Roberto Mancini and italy start their UEFA Nations League campaign later this week.

Paddy Agnew’s Notes From Italy: Mancini Gets Down To Serious Business

“I’ve stopped going to Ikea…”
 
As Italy prepare for competitive, three-points-that-matter action with a UEFA Nations League game against Poland in Bologna on Friday, it was left to Gian Piero Ventura to provide the above, ironic quote. Ventura, of course, is the man who last November coached Italy to what was arguably their worst international result in almost 60 years when his side were eliminated from this summer’s World Cup finals in Russia by Sweden no less. Hence, Ventura’s lack of enthusiasm for the famous Swedish home accessories multinational.
 
After watching from the sidelines for the last 10 months, the Italian national team under new coach Roberto Mancini finally gets back into “serious” action.   At a news conference at the Federal Training Centre of Coverciano, Florence, Mancini on Monday suggested that the new UEFA competition, the Nations League, is “better than playing friendlies”.
 
He clearly has a point since the Nations League, apart from being a competition in its own right, also offers four places at the Euro 2020 pan-European (in 12 different European cities) finals. So these games do matter. However, if you are not one of the four winners here, you can still make it to the Euro 2020 finals by the traditional group qualifying process for which the draw is due in Dublin later this month.
 
Mancini, though, is right to insist on the three-points-that-matter aspect. He has a long and winding road in front of him as he plots Italy’s difficult path back to the high-table of European soccer. Serious competition of the type offered by Italy’s two mini-group opponents, Poland and Portugal, will give him and his new, younger squad plenty of headaches.
 
At World Soccer, we have already signalled that former Inter and Man City coach, Mancini intends to turn over a new leaf with the national team. Keen to underline the point, Mancini sprang a surprise by calling-up AS Roma’s uncapped 19-year-old Nicolo Zaniolo, a player who has never played in Serie A but who illustrated his quality with some useful performances for the Italy U19 team which lost this summer’s UEFA U19 Championship final in Finland, beaten 4-3 by Portugal.
Even if there are familiar names in this squad such as Leonardo Bonucci and Giorgio Chiellini in defence or Mario Balottelli, Ciro Immobile and Lorenzo Insigne in attack, this is still a squad which features a host of relatively inexperienced players. In the squad are younger players such as 24-year-old Cagliari goalkeeper Alessio Cragno, 26-year-old Fiorentina defender Cristiano Biraghi, 21-year-old Cagliari midfielder Nicolo Barella and 23-year-old Fiorentina midfielder, Marco Benassi, all uncapped. Furthermore, two players likely to play are the Roma midfielders, five times capped, 23-year-old Bryan Cristante and six times capped 22-year-old Lorenzo Pellegrini.
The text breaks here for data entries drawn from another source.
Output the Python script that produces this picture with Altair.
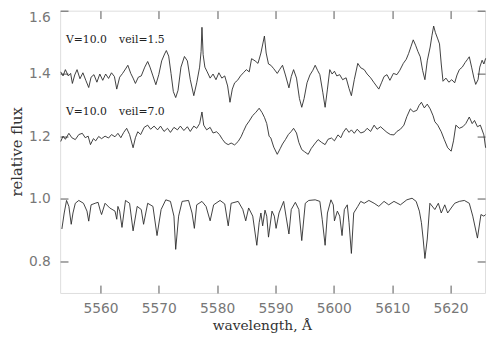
import altair as alt
import pandas as pd

# ---- data ----
wl_veil15 = [5553.2, 5553.6, 5554.0, 5554.5, 5554.9, 5555.2, 5555.6, 5556.0, 5556.5, 5557.0, 5557.5, 5558.0, 5558.4, 5558.9, 5559.4, 5559.9, 5560.4, 5560.9, 5561.4, 5561.9, 5562.4, 5562.8, 5563.3, 5563.8, 5564.3, 5564.7, 5565.2, 5565.6, 5566.0, 5566.5, 5567.0, 5567.6, 5568.1, 5568.5, 5569.0, 5569.5, 5570.0, 5570.5, 5571.0, 5571.3, 5571.7, 5572.1, 5572.5, 5572.9, 5573.3, 5573.8, 5574.4, 5574.9, 5575.4, 5576.0, 5576.5, 5577.0, 5577.25, 5577.4, 5577.6, 5577.9, 5578.3, 5578.8, 5579.3, 5579.8, 5580.3, 5580.8, 5581.3, 5581.8, 5582.2, 5582.6, 5583.0, 5583.5, 5584.0, 5584.5, 5585.0, 5585.5, 5585.9, 5586.5, 5587.0, 5587.5, 5588.1, 5588.4, 5588.8, 5589.2, 5589.7, 5590.3, 5590.7, 5591.2, 5591.7, 5592.3, 5592.7, 5593.1, 5593.6, 5594.1, 5594.5, 5594.9, 5595.4, 5595.9, 5596.4, 5596.8, 5597.2, 5597.6, 5598.1, 5598.5, 5598.9, 5599.3, 5599.7, 5600.1, 5600.5, 5601.0, 5601.5, 5602.1, 5602.6, 5603.0, 5603.5, 5604.1, 5604.6, 5605.2, 5605.7, 5606.3, 5606.9, 5607.3, 5607.7, 5608.2, 5608.6, 5609.1, 5609.6, 5610.2, 5610.8, 5611.3, 5611.9, 5612.4, 5612.8, 5613.2, 5613.6, 5614.0, 5614.4, 5614.8, 5615.2, 5615.6, 5616.0, 5616.5, 5616.8, 5617.1, 5617.4, 5617.8, 5618.1, 5618.4, 5618.7, 5619.2, 5619.7, 5620.2, 5620.7, 5621.1, 5621.5, 5622.0, 5622.5, 5622.9, 5623.2, 5623.6, 5624.0, 5624.3, 5624.7, 5625.0, 5625.4, 5625.7, 5626.0]
flux_veil15 = [1.405, 1.392, 1.412, 1.392, 1.400, 1.368, 1.395, 1.412, 1.383, 1.402, 1.378, 1.355, 1.388, 1.396, 1.372, 1.398, 1.378, 1.398, 1.384, 1.402, 1.390, 1.350, 1.388, 1.400, 1.414, 1.426, 1.400, 1.385, 1.368, 1.388, 1.392, 1.420, 1.438, 1.420, 1.392, 1.364, 1.396, 1.440, 1.462, 1.473, 1.455, 1.400, 1.342, 1.323, 1.346, 1.420, 1.454, 1.440, 1.380, 1.329, 1.370, 1.420, 1.470, 1.547, 1.460, 1.420, 1.405, 1.385, 1.398, 1.380, 1.402, 1.385, 1.392, 1.360, 1.308, 1.350, 1.370, 1.378, 1.392, 1.402, 1.412, 1.405, 1.447, 1.440, 1.432, 1.465, 1.519, 1.465, 1.430, 1.426, 1.415, 1.400, 1.412, 1.426, 1.395, 1.354, 1.390, 1.412, 1.385, 1.320, 1.292, 1.320, 1.370, 1.395, 1.410, 1.426, 1.410, 1.396, 1.340, 1.292, 1.350, 1.412, 1.398, 1.407, 1.392, 1.396, 1.380, 1.386, 1.352, 1.329, 1.380, 1.432, 1.418, 1.412, 1.398, 1.386, 1.370, 1.360, 1.350, 1.372, 1.390, 1.396, 1.378, 1.400, 1.396, 1.410, 1.432, 1.445, 1.463, 1.485, 1.507, 1.490, 1.470, 1.453, 1.410, 1.380, 1.440, 1.484, 1.520, 1.551, 1.530, 1.510, 1.494, 1.430, 1.375, 1.385, 1.372, 1.380, 1.370, 1.395, 1.412, 1.420, 1.435, 1.445, 1.453, 1.420, 1.385, 1.365, 1.380, 1.420, 1.442, 1.430, 1.448]

wl_veil70 = [5553.2, 5553.6, 5554.0, 5554.6, 5555.1, 5555.7, 5556.3, 5556.9, 5557.4, 5557.9, 5558.3, 5558.8, 5559.2, 5559.7, 5560.2, 5560.8, 5561.4, 5561.9, 5562.5, 5563.0, 5563.5, 5564.0, 5564.5, 5565.0, 5565.6, 5566.0, 5566.4, 5566.9, 5567.5, 5568.1, 5568.6, 5569.2, 5569.8, 5570.3, 5570.9, 5571.5, 5572.0, 5572.6, 5573.2, 5573.7, 5574.3, 5574.9, 5575.4, 5576.0, 5576.5, 5577.0, 5577.4, 5577.7, 5578.2, 5578.8, 5579.3, 5579.9, 5580.4, 5580.9, 5581.4, 5581.9, 5582.4, 5583.0, 5583.6, 5584.1, 5584.5, 5585.0, 5585.5, 5586.1, 5586.6, 5587.2, 5587.7, 5588.1, 5588.5, 5588.9, 5589.2, 5589.7, 5590.3, 5590.8, 5591.2, 5591.7, 5592.2, 5592.7, 5593.1, 5593.6, 5594.0, 5594.5, 5595.0, 5595.6, 5596.1, 5596.7, 5597.3, 5597.9, 5598.5, 5599.0, 5599.6, 5600.1, 5600.7, 5601.2, 5601.6, 5602.1, 5602.6, 5603.0, 5603.5, 5604.0, 5604.6, 5605.2, 5605.7, 5606.3, 5606.9, 5607.4, 5608.0, 5608.6, 5609.1, 5609.7, 5610.3, 5610.8, 5611.4, 5612.0, 5612.5, 5613.1, 5613.6, 5614.2, 5614.6, 5615.0, 5615.5, 5616.0, 5616.5, 5617.0, 5617.3, 5617.8, 5618.4, 5618.9, 5619.5, 5620.1, 5620.5, 5620.9, 5621.5, 5622.1, 5622.6, 5623.2, 5623.7, 5624.1, 5624.6, 5625.1, 5625.7, 5626.0]
flux_veil70 = [1.183, 1.200, 1.190, 1.209, 1.195, 1.189, 1.205, 1.209, 1.195, 1.200, 1.173, 1.192, 1.185, 1.199, 1.192, 1.200, 1.194, 1.205, 1.198, 1.209, 1.195, 1.212, 1.225, 1.205, 1.163, 1.195, 1.214, 1.205, 1.228, 1.235, 1.222, 1.232, 1.220, 1.232, 1.215, 1.225, 1.212, 1.228, 1.220, 1.232, 1.218, 1.230, 1.215, 1.232, 1.225, 1.240, 1.277, 1.235, 1.220, 1.228, 1.210, 1.214, 1.205, 1.190, 1.178, 1.173, 1.178, 1.172, 1.183, 1.198, 1.215, 1.235, 1.248, 1.266, 1.275, 1.289, 1.275, 1.260, 1.240, 1.200, 1.194, 1.165, 1.142, 1.160, 1.175, 1.189, 1.205, 1.215, 1.225, 1.210, 1.180, 1.157, 1.150, 1.142, 1.160, 1.175, 1.189, 1.180, 1.173, 1.190, 1.194, 1.185, 1.204, 1.195, 1.212, 1.225, 1.212, 1.220, 1.209, 1.222, 1.210, 1.214, 1.225, 1.215, 1.235, 1.222, 1.230, 1.220, 1.212, 1.205, 1.204, 1.215, 1.222, 1.235, 1.262, 1.287, 1.278, 1.282, 1.298, 1.308, 1.290, 1.302, 1.287, 1.265, 1.246, 1.235, 1.214, 1.190, 1.163, 1.152, 1.185, 1.235, 1.225, 1.230, 1.240, 1.261, 1.240, 1.250, 1.230, 1.235, 1.204, 1.163]

wl_model = [5553.4, 5553.8, 5554.2, 5554.6, 5555.0, 5555.3, 5555.7, 5556.3, 5557.1, 5557.7, 5558.0, 5558.4, 5559.1, 5559.6, 5560.0, 5560.2, 5560.8, 5561.6, 5562.5, 5562.8, 5563.0, 5563.3, 5563.7, 5564.3, 5565.0, 5565.6, 5566.3, 5567.0, 5567.4, 5568.1, 5569.0, 5569.7, 5570.4, 5571.2, 5572.0, 5572.6, 5572.9, 5573.4, 5574.0, 5575.1, 5575.7, 5576.1, 5576.5, 5577.4, 5578.1, 5578.8, 5579.4, 5580.5, 5581.3, 5581.9, 5582.4, 5583.6, 5584.4, 5584.9, 5585.4, 5586.1, 5586.8, 5587.2, 5587.5, 5587.8, 5588.2, 5588.5, 5588.8, 5589.4, 5589.8, 5590.1, 5590.6, 5591.4, 5591.8, 5592.3, 5592.7, 5593.4, 5594.0, 5594.5, 5595.1, 5595.7, 5596.8, 5597.6, 5598.0, 5598.5, 5598.9, 5599.5, 5599.9, 5600.1, 5600.6, 5601.0, 5601.4, 5601.8, 5602.3, 5602.6, 5603.0, 5603.4, 5604.1, 5604.6, 5605.2, 5606.0, 5606.9, 5607.7, 5608.6, 5609.4, 5610.3, 5611.4, 5612.5, 5613.4, 5614.1, 5614.65, 5615.0, 5615.3, 5615.6, 5616.0, 5616.45, 5617.3, 5617.9, 5618.4, 5619.0, 5619.5, 5620.1, 5620.7, 5621.5, 5622.35, 5623.2, 5623.8, 5624.6, 5625.2, 5625.7, 5626.0]
flux_model = [0.904, 0.955, 0.995, 0.976, 0.919, 0.955, 0.986, 0.995, 0.986, 0.961, 0.929, 0.981, 0.986, 0.989, 0.961, 0.950, 0.986, 0.971, 0.961, 0.935, 0.976, 0.961, 0.909, 0.995, 0.986, 0.898, 0.976, 0.966, 0.919, 0.986, 0.976, 0.883, 0.966, 0.997, 0.992, 0.945, 0.839, 0.945, 0.992, 0.995, 0.955, 0.906, 0.981, 0.992, 0.976, 0.930, 0.981, 0.995, 0.984, 0.914, 0.986, 0.992, 0.966, 0.930, 0.971, 0.945, 0.852, 0.924, 0.955, 0.914, 0.964, 0.945, 0.878, 0.961, 0.945, 0.906, 0.955, 0.992, 0.945, 0.888, 0.966, 0.989, 0.966, 0.867, 0.986, 0.995, 0.997, 0.992, 0.935, 0.852, 0.955, 0.997, 0.981, 0.930, 0.961, 0.945, 0.883, 0.966, 0.981, 0.924, 0.826, 0.955, 0.976, 0.992, 0.986, 0.995, 0.986, 0.976, 0.992, 0.981, 0.992, 0.981, 0.997, 1.002, 0.992, 0.961, 0.924, 0.872, 0.810, 0.872, 0.986, 0.966, 0.986, 0.955, 0.981, 0.955, 0.971, 0.986, 0.992, 0.995, 0.986, 0.945, 0.875, 0.950, 0.945, 0.950]

label_text = ["V=10.0", "veil=1.5", "V=10.0", "veil=7.0"]
label_wl = [5554.1, 5563.2, 5554.1, 5563.2]
label_flux = [1.505, 1.505, 1.278, 1.278]

x_ticks = [5560, 5570, 5580, 5590, 5600, 5610, 5620]
y_ticks = [0.8, 1.0, 1.2, 1.4, 1.6]

# ---- tables ----
spec = pd.concat([
    pd.DataFrame({"wl": wl_veil15, "flux": flux_veil15, "series": "veil15"}),
    pd.DataFrame({"wl": wl_veil70, "flux": flux_veil70, "series": "veil70"}),
    pd.DataFrame({"wl": wl_model, "flux": flux_model, "series": "model"}),
], ignore_index=True)
labels = pd.DataFrame({"text": label_text, "wl": label_wl, "flux": label_flux})

x_scale = alt.Scale(domain=[5553.1, 5625.9], nice=False, zero=False)
y_scale = alt.Scale(domain=[0.7, 1.6], nice=False, zero=False)

tick_col = "#555555"
lab_col = "#777777"

x_bottom = alt.Axis(orient="bottom", values=x_ticks, offset=-8, tickSize=8, domain=False,
                    grid=False, tickColor=tick_col, labelPadding=9, labelFont="DejaVu Sans",
                    labelFontSize=14, labelColor=lab_col, format="d", title="wavelength, Å",
                    titleFont="DejaVu Serif", titleFontSize=14, titleFontWeight="normal",
                    titleColor="#333333", titleX=205, titleY=45, titleBaseline="alphabetic",
                    titleAlign="center")
y_left = alt.Axis(orient="left", values=y_ticks, offset=-8, tickSize=8, domain=False,
                  grid=False, tickColor=tick_col, labelPadding=10, labelFont="DejaVu Sans",
                  labelFontSize=14, labelColor=lab_col, format=".1f", labelFlush=True,
                  title="relative flux", titleFont="DejaVu Serif", titleFontSize=15,
                  titleFontWeight="normal", titleColor="#333333", titleX=-52, titleY=143,
                  titleBaseline="middle", titleAlign="center", titleAngle=270)
x_top = alt.Axis(orient="top", values=x_ticks, offset=-8, tickSize=8, domain=False,
                 grid=False, tickColor=tick_col, labels=False, title=None)
y_right = alt.Axis(orient="right", values=y_ticks, offset=-8, tickSize=8, domain=False,
                   grid=False, tickColor=tick_col, labels=False, title=None)

lines = alt.Chart(spec).mark_line(color="#2a2a2a", strokeWidth=0.9).encode(
    x=alt.X("wl:Q", scale=x_scale, axis=x_bottom),
    y=alt.Y("flux:Q", scale=y_scale, axis=y_left),
    detail="series:N",
    order="wl:Q",
)

texts = alt.Chart(labels).mark_text(align="left", baseline="middle", font="DejaVu Serif",
                                    fontSize=11, color="#222222").encode(
    x=alt.X("wl:Q", scale=x_scale, axis=x_top),
    y=alt.Y("flux:Q", scale=y_scale, axis=y_right),
    text="text:N",
)

chart = alt.layer(lines, texts).resolve_axis(x="independent", y="independent").properties(
    width=432, height=287,
    autosize=alt.AutoSizeParams(type="none"),
    padding={"left": 53, "top": 0, "right": 2, "bottom": 40},
).configure_view(stroke="#555555", strokeWidth=1).configure(background="white")

chart.save("out.html", embed_options={"renderer": "svg", "actions": False})
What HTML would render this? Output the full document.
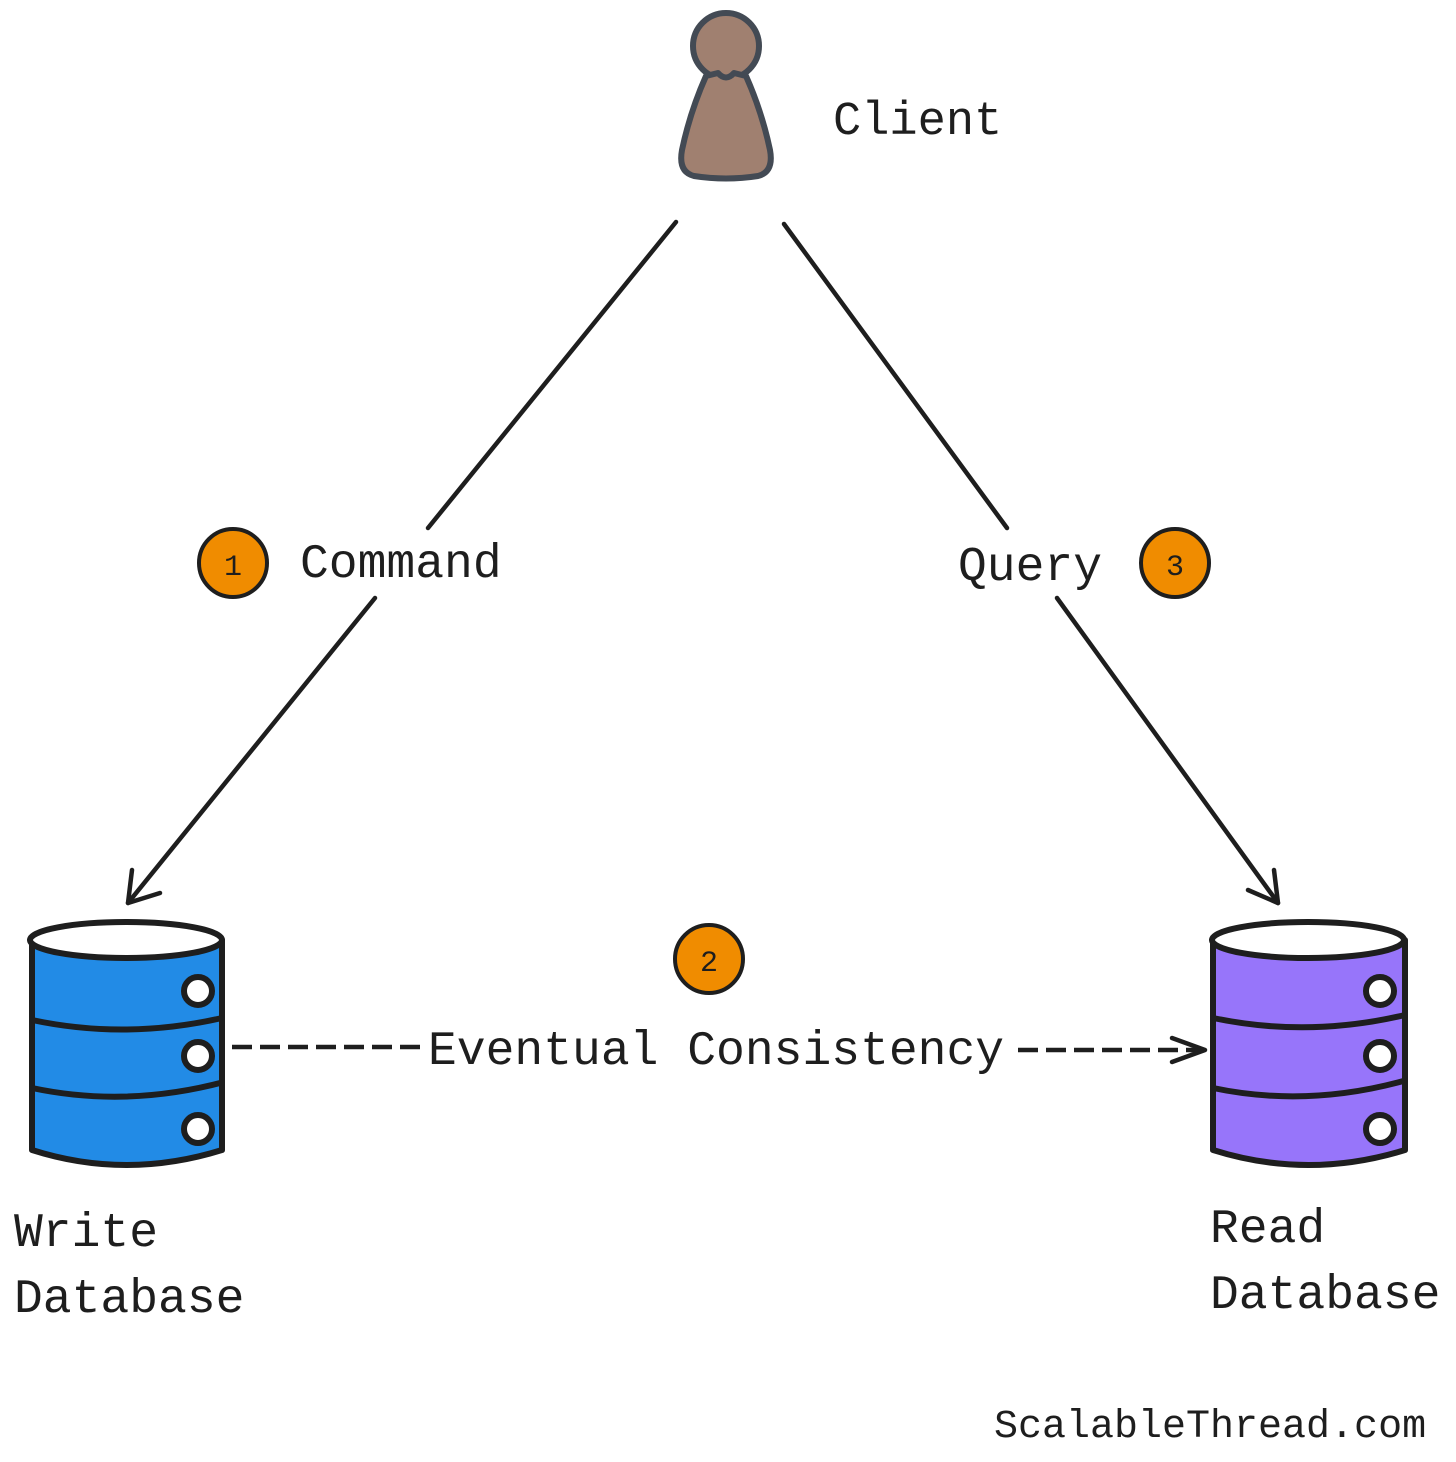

Lorenzo Pellegrini of Roma (Getty Images)

Not for nothing, Mancini began his international week with a familiar complaint, namely the difficulty for players such as the above to get playing space in a league championship that imports plenty of foreigners. The first three days of Serie A would seem to make the point because, according to Transfermarket, 60% of the players in Serie A action so far this season were foreigners, in others words 216 foreigners and 142 Italians. Mancini commented:
 
“There have never been so few Italians (playing), so we’ve got to go looking for them and for that reason we have summoned younger players, to have a look at them and see what they can offer us for the future…
 
“Some of our youngers players on the bench are better than some of the foreigners out there on the pitch…Pellegrini is on the bench at the moment, Cristante is not playing much. You would just hope that they will get to play more as the season progresses. In other leagues, young players get to play and no one creates problems if they make mistakes and then, after 10 games, they’re part of the first team…”
 
Inevitably, though, Mancini’s side against Poland in Bologna will obviously be a mix of old and new, experienced and less experienced. Gigi Donnarumma in goal, Bonucci, Chiellini and Domenico Criscito in defence, Balotelli and Lorenzo Insigne in attack are likely to play in a side that could also feature both Cristante and Pellegrini in midfield.
 
When it comes to the second of the forthcoming games, against European champions Portugal in Lisbon, Mancini will probably be happy to hear that the Man Himself, CR7, will not be available. Given a seasonal start which sees him scoreless after three games for his new club Juventus, Ronaldo has opted to stay in Turin. In all probability, Ronaldo’s concerns are much more about his overall level of fitness (which in reality has so far looked good) than about his sharpshooting skills.
 
Even without CR7, however, Portugal are likely to provide a serious, prestige test for the new look Italy. The good thing about a poor result, of course, is that defeat in the Nations League compromises nothing as far as Euro 2020 is concerned. So then, once more unto the breach, Italia.   
 
Probable Italian line-up v Poland:
(4-3-3): Donnarumma; Zappacosta, Bonucci, Chiellini, Criscito; Cristante, Jorginho, Pellegrini; Chiesa, Balotelli, Insigne.